Até quando vamos aceitar esses mesmos jogadores que jogam bem em seus clubes virem defender o Brasil como quem chega para um encontro de lazer de peladeiros, como se estivessem fazendo um grande favor? Até quando vamos rejeitar um treinador estrangeiro de primeira linha, capaz de botar cada qual no seu cada qual, que parece ser a última saída que nos resta?
Num momento em que Eurocopa e Copa América estão em campo ao mesmo tempo nos permitindo diversos pontos de comparação, vemos diversos grandes jogadores que fizeram muito em suas seleções dando adeus. Cristiano Ronaldo, Messi, Modric, Kross, Di Maria, Pepe, Griezmann abrem caminho para novos ídolos nacionais e seus times seguem fazendo bonito em campo. Cristiano e Messi perderam pênaltis, mas na undécima hora seus goleiros garantiram a rapadura e a classificação. Até mesmo a França se safou tendo em campo um Mbappé mascarado e muito abaixo do que consegue jogar.

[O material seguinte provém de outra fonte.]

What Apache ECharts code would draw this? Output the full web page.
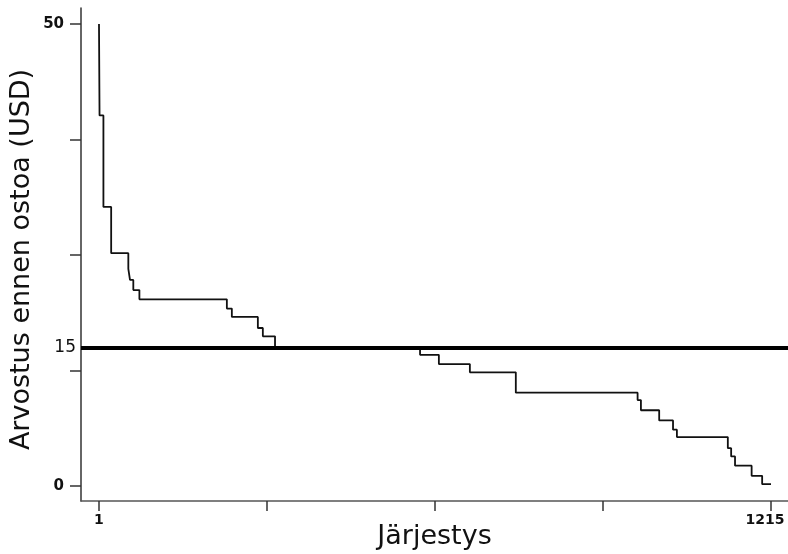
<!DOCTYPE html>
<html>
<head>
<meta charset="utf-8">
<script src="https://cdn.jsdelivr.net/npm/echarts@6/dist/echarts.min.js"></script>
<style>
  html, body { margin: 0; padding: 0; background: #fff; }
  #chart { width: 788px; height: 554px; }
</style>
</head>
<body>
<div id="chart"></div>
<script>
// ranked values (step function), start of each flat segment
const rankX = [1, 2, 9, 23, 54, 57, 63, 74, 232, 241, 283, 288, 297, 319, 581, 615, 671, 754, 974, 980, 1013, 1038, 1045, 1137, 1143, 1150, 1180, 1199, 1215];
const valueY = [50, 40.1, 30.2, 25.2, 23.5, 22.3, 21.2, 20.2, 19.2, 18.3, 18.3, 17.1, 16.2, 15, 14.2, 13.2, 12.3, 10.1, 9.3, 8.2, 7.1, 6.1, 5.3, 4.1, 3.2, 2.2, 1.1, 0.2, 0.2];

const threshold = 15;
const xTicks = [1, 304.5, 608, 911.5, 1215];
const xLabels = [1, 1215];
const yTicks = [0, 12.5, 25, 37.5, 50];
const yLabels = [0, 50];

const chart = echarts.init(document.getElementById('chart'));

const axisColor = '#333';

const option = {
  animation: false,
  grid: { left: 81, right: 0, top: 8, bottom: 53, containLabel: false, outerBoundsMode: 'none' },
  xAxis: {
    type: 'value',
    min: -31.5,
    max: 1245.7,
    name: 'Järjestys',
    nameLocation: 'middle',
    nameGap: 22,
    nameMoveOverlap: false,
    nameTextStyle: { fontFamily: 'DejaVu Sans', fontSize: 27, color: '#111' },
    axisLine: { show: true, onZero: false, lineStyle: { color: '#555', width: 1.5 } },
    axisTick: { show: true, length: 10, customValues: xTicks, lineStyle: { color: axisColor, width: 1.5 } },
    axisLabel: {
      customValues: xLabels,
      formatter: v => (v === 1215 ? '{last|' + v + '}' : String(v)),
      margin: 12,
      fontFamily: 'DejaVu Sans',
      fontWeight: 'bold',
      fontSize: 14,
      color: '#111',
      rich: {
        last: { fontFamily: 'DejaVu Sans', fontWeight: 'bold', fontSize: 14, color: '#111', padding: [0, 12, 0, 0] }
      }
    },
    splitLine: { show: false }
  },
  yAxis: {
    type: 'value',
    min: -1.62,
    max: 51.73,
    name: 'Arvostus ennen ostoa (USD)',
    nameLocation: 'middle',
    nameGap: 46,
    nameMoveOverlap: false,
    nameTextStyle: { fontFamily: 'DejaVu Sans', fontSize: 27, color: '#111', padding: [0, 10, 0, 0] },
    axisLine: { show: true, onZero: false, lineStyle: { color: axisColor, width: 1.5 } },
    axisTick: { show: true, length: 11, customValues: yTicks, lineStyle: { color: axisColor, width: 1.5 } },
    axisLabel: {
      customValues: yLabels,
      formatter: v => String(v),
      margin: 17,
      fontFamily: 'DejaVu Sans',
      fontWeight: 'bold',
      fontSize: 15,
      color: '#111'
    },
    splitLine: { show: false }
  },
  series: [
    {
      type: 'line',
      step: 'end',
      showSymbol: false,
      data: rankX.map((x, i) => [x, valueY[i]]),
      lineStyle: { color: '#111', width: 1.8 },
      markLine: {
        silent: true,
        symbol: 'none',
        data: [{ yAxis: threshold }],
        lineStyle: { color: '#000', width: 4, type: 'solid' },
        label: {
          show: true,
          position: 'start',
          formatter: String(threshold),
          distance: 5,
          fontFamily: 'DejaVu Sans',
          fontSize: 17,
          color: '#111'
        }
      }
    }
  ]
};

chart.setOption(option);
</script>
</body>
</html>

Nesse quesito, quem anda rindo à toa é a Colômbia, já que seu ídolo maior James Rodríguez está às portas de completar 33 anos, não joga em lugar nenhum – é a piada da hora no São Paulo –, mas consegue ser de longe um fenômeno dentro de campo com a camisa nacional e concorre com justiça ao título de melhor jogador do torneio.
Enquanto esses caras saíram das bases e viraram nomes históricos, fizemos um caminho inverso nos descolando da realidade rumo ao surrealismo. Chegamos agora a um ponto insuportável de vexame que teve início logo depois do pentacampeonato (em 2002). Nestes 22 anos, surgiram diversas gerações de jogadores medianos, supervalorizados, cheios de firulas e regalias, mas que nunca passaram do ponto de coadjuvantes. Aí surge a notícia de que o grupo centra esperança na volta de Neymar, um sujeito que vestido de amarelo sempre amarelou, virou meme internacional, tem agora 32 anos, está fora de ação pela enésima lesão grave e não consegue transmitir sinais de interesse em futebol de alto nível – talvez nem tenha mais condições físicas para tanto ou estaria nas principais ligas. Francamente!
Arroche na reza e acrescente mandigas, despachos, patuás e batuques porque até o santo está sem ânimo. O futuro? A Deus pertence – andam dizendo que Ele, por muitos motivos, não é mais brasileiro e agora também quer distância de certa camisa amarela. Cansou, coitado!